Дневник актрисы | страница 32
Нюра устроилась на работу от артели инвалидов. Там, в Данилове, когда она шила солдатские шинели на ножной машинке, она заболела. В Ленинграде она ходила на какие-то комиссии, и определила ей комиссия инвалидность третьей группы. В военно-медицинской академии, что рядом на Фонтанке, Нюра стала работать гардеробщицей. Вечером она приходила серая от усталости, доставала мелочь, что получала «на чай», и начинала ее считать. «У меня теперь получается с чаевыми — немного меньше, чем у Василия Ивановича», — говорила она тете Ксене. Та кивала головой и повторяла: «Уж больно он хороший человек-то, Нюра, ты его не ругай. Ну, такой уж он уродился, что тут поделаешь». И было непонятно — хвалит она отца или печалится, что он такой хороший.
Школа на Бородинке — большая, светлая, с вечным кисловатым запахом мастики и раздевалкой, огороженной сеткой до потолка. Технички брали наши пальтишки, совали нам в руки номерки, но техничек было две, а нас, с пальтишками, сотни. Раздавался звонок, а очередь длинная, а надо взбежать на четвертый этаж, успеть до учительницы. И вот те, кто в самом конце очереди, оставляют свою одежду в уголке вестибюля, сложив в неровную кучку.

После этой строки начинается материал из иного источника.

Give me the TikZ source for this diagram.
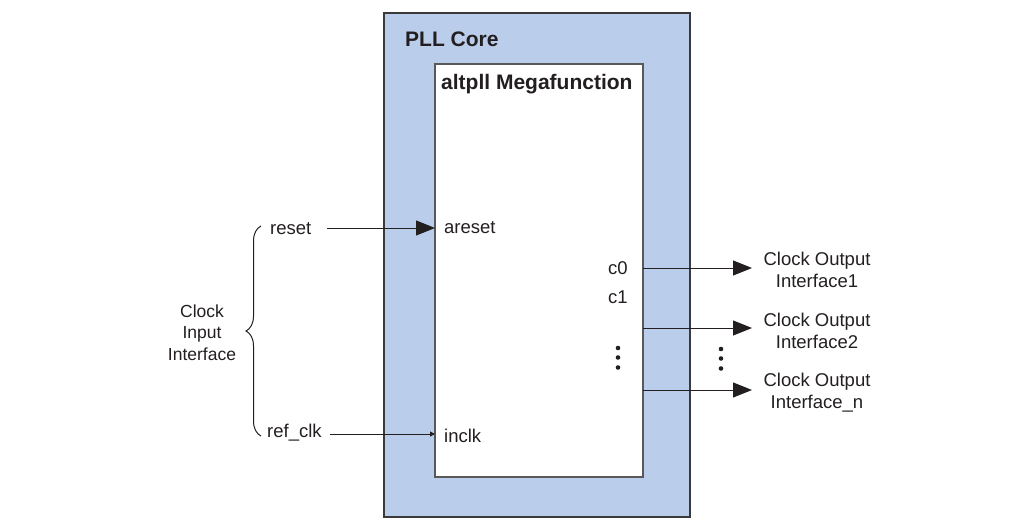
\documentclass[tikz,border=0pt]{standalone}
\usepackage{fontspec}
\setmainfont{Liberation Sans}
\usetikzlibrary{arrows.meta,decorations.pathreplacing}
\definecolor{coreblue}{HTML}{BACEEB}
\definecolor{edgegray}{HTML}{3A3A3A}
\definecolor{inkgray}{HTML}{231F20}
\tikzset{
  lbl/.style={inner sep=0pt, anchor=base west, text=inkgray, font=\fontsize{18.5}{22}\selectfont},
  outlbl/.style={inner sep=0pt, anchor=base, align=center, text=inkgray, font=\fontsize{18.5}{22}\selectfont},
  ttl/.style={inner sep=0pt, anchor=base west, text=inkgray, font=\fontsize{21}{24}\selectfont\bfseries},
  bigarrow/.style={-{Triangle[length=19pt,width=15pt]}, line width=1pt, draw=inkgray, fill=inkgray},
  smallarrow/.style={-{Triangle[length=5pt,width=5pt]}, line width=1pt, draw=inkgray, fill=inkgray},
  dotmark/.style={fill=inkgray, draw=none}
}
\begin{document}
\begin{tikzpicture}[x=1pt,y=-1pt]
\useasboundingbox (0,0) rectangle (1018,527);
% boxes
\draw[fill=coreblue, draw=edgegray, line width=1.4pt] (384,13) rectangle (690,517);
\draw[fill=white, draw=edgegray!85, line width=1.4pt] (435,64) rectangle (643,477);
\node[ttl] (core) at (405,47) {PLL Core};
\node[ttl] (mega) at (441,90) {altpll Megafunction};
% inputs
\node[lbl] (reset) at (270,234.5) {reset};
\node[lbl] (refclk) at (267,437) {ref\_clk};
\node[lbl] (areset) at (444,233) {areset};
\node[lbl] (inclk) at (444,442) {inclk};
\coordinate (inA) at (435,228);
\coordinate (inB) at (435,434);
\draw[bigarrow] (327,228) coordinate (rs) -- (inA);
\draw[smallarrow] (330,434) coordinate (rc) -- (inB);
% brace
\draw[line width=1pt, draw=inkgray, decorate, decoration={brace, amplitude=15pt}] (261,436) coordinate (bb) -- (261,226) coordinate (bt);
\node[outlbl, font=\fontsize{17.5}{21.5}\selectfont] (cii) at (202,360) {Clock\\Input\\Interface};
% outputs
\node[lbl] (c0) at (608,274) {c0};
\node[lbl] (c1) at (608,303) {c1};
\coordinate (o1) at (643,268);
\coordinate (o2) at (643,328);
\coordinate (o3) at (643,390);
\coordinate (t1) at (752,268);
\coordinate (t2) at (752,328);
\coordinate (t3) at (752,390);
\draw[bigarrow] (o1) -- (t1);
\draw[bigarrow] (o2) -- (t2);
\draw[bigarrow] (o3) -- (t3);
\node[outlbl] (out1) at (817,287) {Clock Output\\Interface1};
\node[outlbl] (out2) at (817,348) {Clock Output\\Interface2};
\node[outlbl] (out3) at (817,408) {Clock Output\\Interface\_n};
% dots
\foreach \yy in {348,357.5,367.5} {
  \fill[dotmark] (618,\yy) circle (2.3pt);
  \fill[dotmark] (721,\yy+1) circle (2.3pt);
}
\end{tikzpicture}
\end{document}
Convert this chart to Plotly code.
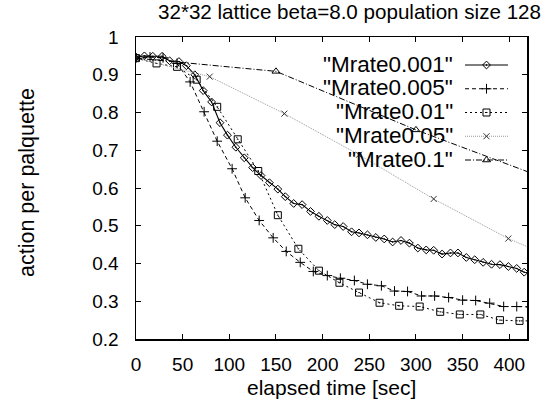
import plotly.graph_objects as go

# ---------------- data ----------------
t_0001 = [0, 9, 18, 28, 36, 46, 54, 63, 72, 81, 90, 98, 107, 116, 125, 134, 143, 152, 160, 169,
          178, 187, 196, 205, 213, 222, 231, 239, 248, 257, 266, 275, 284, 293, 302, 311, 319, 328,
          337, 345, 354, 363, 372, 381, 390, 399, 408, 416, 425]
v_0001 = [0.947, 0.950, 0.949, 0.949, 0.937, 0.935, 0.924, 0.900, 0.858, 0.828, 0.773, 0.740, 0.708,
          0.680, 0.654, 0.633, 0.614, 0.597, 0.577, 0.559, 0.556, 0.538, 0.525, 0.514, 0.503, 0.498,
          0.484, 0.481, 0.476, 0.469, 0.465, 0.457, 0.461, 0.454, 0.441, 0.436, 0.435, 0.425, 0.428,
          0.428, 0.416, 0.410, 0.403, 0.398, 0.397, 0.392, 0.387, 0.377, 0.374]

t_0005 = [0, 15, 29, 44, 58, 73, 87, 103, 117, 132, 147, 161, 176, 190, 205, 219, 234, 248, 263, 277,
          291, 306, 320, 335, 350, 364, 379, 394, 408, 423]
v_0005 = [0.944, 0.947, 0.945, 0.930, 0.881, 0.802, 0.724, 0.651, 0.574, 0.514, 0.468, 0.432, 0.403,
          0.379, 0.368, 0.361, 0.355, 0.345, 0.341, 0.327, 0.326, 0.314, 0.314, 0.310, 0.303, 0.302,
          0.295, 0.286, 0.286, 0.285]

t_001 = [0, 22, 44, 65, 87, 109, 131, 152, 174, 196, 218, 239, 261, 282, 304, 326, 347, 369, 390, 411, 433]
v_001 = [0.944, 0.930, 0.921, 0.887, 0.815, 0.729, 0.645, 0.528, 0.439, 0.381, 0.349, 0.323, 0.296,
         0.288, 0.286, 0.272, 0.265, 0.265, 0.250, 0.248, 0.248]

t_005 = [0, 79, 159, 239, 319, 399, 479]
v_005 = [0.944, 0.895, 0.797, 0.688, 0.571, 0.466, 0.381]

t_01 = [0, 150, 300, 450]
v_01 = [0.944, 0.909, 0.754, 0.615]

series_names = ['"Mrate0.001"', '"Mrate0.005"', '"Mrate0.01"', '"Mrate0.05"', '"Mrate0.1"']
x_ticks = [0, 50, 100, 150, 200, 250, 300, 350, 400]
y_ticks = [0.2, 0.3, 0.4, 0.5, 0.6, 0.7, 0.8, 0.9, 1.0]
y_tick_labels = ["0.2", "0.3", "0.4", "0.5", "0.6", "0.7", "0.8", "0.9", "1"]

title_text = "32*32 lattice beta=8.0 population size 128"
x_title = "elapsed time [sec]"
y_title = "action per palquette"

# ---------------- styles ----------------
FONT = "Liberation Sans, Arial, Helvetica, sans-serif"
W, H = 552, 405
ML, MR, MT, MB = 136, 25, 37, 66
PW, PH = W - ML - MR, H - MT - MB


def px(x):
    return (x - ML) / PW


def py(y):
    return (H - MB - y) / PH


styles = [
    dict(color="black", dash="solid", width=1.1, symbol="diamond-open-dot", size=6, mcolor="black"),
    dict(color="black", dash="4px,3px", width=1.0, symbol="cross-thin-open", size=7, mcolor="black"),
    dict(color="black", dash="2px,3px", width=1.0, symbol="square-open-dot", size=7, mcolor="black"),
    dict(color="#999999", dash="1px,1px", width=1.0, symbol="x-thin-open", size=6, mcolor="#333333"),
    dict(color="black", dash="6px,2px,1px,2px", width=1.0, symbol="triangle-up-open", size=7, mcolor="black"),
]
data = [(t_0001, v_0001), (t_0005, v_0005), (t_001, v_001), (t_005, v_005), (t_01, v_01)]

fig = go.Figure()
for (tx, vy), st, name in zip(data, styles, series_names):
    fig.add_trace(go.Scatter(
        x=tx, y=vy, mode="lines+markers", name=name, showlegend=False,
        line=dict(color=st["color"], dash=st["dash"], width=st["width"]),
        marker=dict(symbol=st["symbol"], size=st["size"], color=st["mcolor"],
                    line=dict(color=st["mcolor"], width=1)),
        cliponaxis=True,
    ))

# ---------------- manual key (text left, sample right, like gnuplot) ----------------
LEG_TEXT_R = 455
LEG_L0, LEG_L1 = 465, 508
LEG_ROW0, LEG_DY = 65, 23.75
for i, (st, name) in enumerate(zip(styles, series_names)):
    yy = py(LEG_ROW0 + i * LEG_DY)
    fig.add_trace(go.Scatter(
        x=[px(LEG_L0), px(LEG_L1)], y=[yy, yy], xaxis="x2", yaxis="y2",
        mode="lines", showlegend=False, hoverinfo="skip",
        line=dict(color=st["color"], dash=st["dash"], width=st["width"]), cliponaxis=False,
    ))
    fig.add_trace(go.Scatter(
        x=[px((LEG_L0 + LEG_L1) / 2)], y=[yy], xaxis="x2", yaxis="y2",
        mode="markers", showlegend=False, hoverinfo="skip",
        marker=dict(symbol=st["symbol"], size=st["size"], color=st["mcolor"],
                    line=dict(color=st["mcolor"], width=1)), cliponaxis=False,
    ))
    fig.add_annotation(x=px(LEG_TEXT_R), y=py(LEG_ROW0 + i * LEG_DY - 1), xref="paper", yref="paper",
                       text=name, showarrow=False, xanchor="right", yanchor="middle",
                       font=dict(family=FONT, size=22.5, color="black"))

# titles
fig.add_annotation(x=px(349.5), y=py(12), xref="paper", yref="paper", text=title_text,
                   showarrow=False, xanchor="center", yanchor="middle",
                   font=dict(family=FONT, size=20.6, color="black"))
fig.add_annotation(x=px(331), y=py(387), xref="paper", yref="paper", text=x_title,
                   showarrow=False, xanchor="center", yanchor="middle",
                   font=dict(family=FONT, size=21, color="black"))
fig.add_annotation(x=px(27), y=py(182), xref="paper", yref="paper", text=y_title, textangle=-90,
                   showarrow=False, xanchor="center", yanchor="middle",
                   font=dict(family=FONT, size=21.5, color="black"))

axis_common = dict(showgrid=False, zeroline=False, showline=True, linecolor="black", linewidth=1.5,
                   mirror="ticks", ticks="inside", ticklen=5, tickwidth=1, tickcolor="black",
                   tickfont=dict(family=FONT, size=19, color="black"))

fig.update_layout(
    width=W, height=H, margin=dict(l=ML, r=MR, t=MT, b=MB, pad=0),
    paper_bgcolor="white", plot_bgcolor="white",
    xaxis=dict(range=[0, 419], tickvals=x_ticks, ticktext=[str(v) for v in x_ticks],
               ticklabelstandoff=8, **axis_common),
    yaxis=dict(range=[0.2, 1.0], tickvals=y_ticks, ticktext=y_tick_labels,
               ticklabelstandoff=12, **axis_common),
    xaxis2=dict(range=[0, 1], overlaying="x", anchor="y2", visible=False, fixedrange=True),
    yaxis2=dict(range=[0, 1], overlaying="y", anchor="x2", visible=False, fixedrange=True),
    showlegend=False,
)

fig.write_html("out.html", config={"displayModeBar": False, "staticPlot": True},
               post_script="document.body.style.margin='0';document.body.style.overflow='hidden';")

После уроков я спустилась вниз, чтобы одеться и бежать домой, а техничка мне сказала: «Нет твоего пальто, иди к директору». Та велела: «Придешь с родителями».
Было не так уж и холодно. Я добежала до дома быстро, только как же сказать о том, что нет пальто? Утром Вася уходит на работу около семи, мама к восьми, а в школу надо к девяти — кто же со мной пойдет?
«Ты что плачешь?» — спросил Вася, когда я ему открыла дверь. «Пальто пропало». — «В чем же ты пришла?» — «Вот так пришла, в кофточке». — «А учительница твоя видела?» — «Не знаю».
Потом Вася съездил пораньше на свою работу, отпросился и к девяти пошел со мной в школу. На мне было мое летнее пальтишко, на голове толстый бабушкин платок. Техничка сказала: «Идите к директору».
«Обиженная» сидела в своем кабинете, рядом лежали детские пальтишки. Мое, «бывшее Галино», — лежало тоже. «Вы, как отец, объясните своей развитой дочке, что пальто надо сдавать в гардероб, а не бросать в угол». Вася редко сердился, он просто не умел, не мог сердиться. Он взял мое пальтишко, посмотрел на него со стороны, будто увидел первый раз, взвесил его на руке, как у себя на работе точно определял до грамма вес муки, и сказал: «Я, знаете, не генерал, но я вам скажу — нельзя девочку на мороз без пальтишка отправлять». Он погладил меня по голове, сказал «обиженной» «извиняюсь», и мы вышли.